Otra cuestión es considerar a Cäsarius como escritor. Entonces se vuelve secundario lo que le parece primordial al teólogo o historiador. Y contemplando así, el ya de por sí simpático, honrado y amable autor gana considerablemente.
Sobre todo escribe un latín que en su tiempo y su patria nadie escribía mejor. No es clásico, pero está tan lejos del latín medio esquemático de la Iglesia como del latín alemanizado torpe y violento de algunos cronistas. Esencialmente su lenguaje está pensado y sentido en latín, por eso es claro y conciso, sobre todo las construcciones de las frases son sencillas. Excesos sintácticos faltan por completo, y los recursos retóricos sólo son empleados a veces, de manera discreta.

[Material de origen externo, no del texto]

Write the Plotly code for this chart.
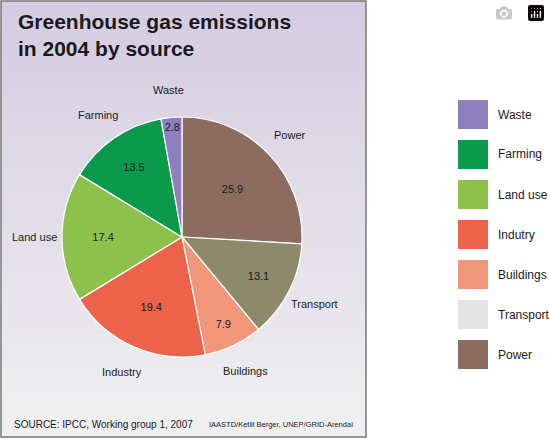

Como narrador podemos considerar a Cäsarius un artista. Algunas de sus historias son iguales a los buenos trabajos de los primeros novelistas románicos. No obstante tiene por su tendencia y sus fines didácticos unos límites que raramente rompe.
Más importante que la composición es la plasticidad, la honestidad literaria y seguridad de los relatos. Casi siempre se informa al principio muy brevemente de quién y cuándo el autor obtuvo la historia, y a veces ya esta frase introductoria tiene una leve fuerza sugestiva, intriga y predispone. Luego sigue la propia historia breve y clara. Los momentos culminantes de los desenlaces internos, que en la novela corta artística constituyen los puntos de cristalización, no hay que buscarlos aquí, ya que a las historias que son independientes y redondas, sigue una explicación de los procesos internos decisivos, pero en forma de diálogo. Todos los acontecimientos y hechos tangibles están representados con la mayor seguridad y convicción. El escenario, los personajes que actúan, sus relaciones, el origen, la evolución y el desenlace del conflicto, surgen con pulcritud, brevedad y a veces con emoción. A menudo la alocución directa tiene, a pesar del latín, un tono vivo y popular: frases cortas a menudo sin verbo, y a veces giros cómicos.
La anécdota predomina: ejemplos breves de una conversión o un castigo, pequeños rasgos de la vida mundana y monacal, frases ingeniosas, respuestas agudas, también ilustraciones vivas de pasajes de la Biblia. A menudo no pasan de diez líneas, brotan inagotables de una memoria extremadamente segura y cuidada, y de una observación clara, realista de lo cotidiano, son un tesoro de expresiones, ocurrencias y sentencias. Cäsarius asegura solemnemente no haber inventado o modificado arbitrariamente ni una sola historia. Podemos creerlo sin vacilar, aun cuando oculta con gran discreción lugares y nombres propios. También suele citar sus fuentes, y muchas de las personas a las que debía ésta o aquella anécdota, vivían aún en el momento de escribirlas y en su más cercana proximidad. Algunas historias tratan también fenómenos que para el autor eran sicológicamente incomprensibles, por lo que se atiene con mayor fidelidad a los hechos reales y así alcanza a menudo sin querer, un efecto doblemente fuerte: así en los relatos conmovedores y objetivos de suicidios de monjes y monjas, cuyas dudas de fe y tribulaciones le parecen al tan alegre y contemplativo narrador, extrañas y espantosas.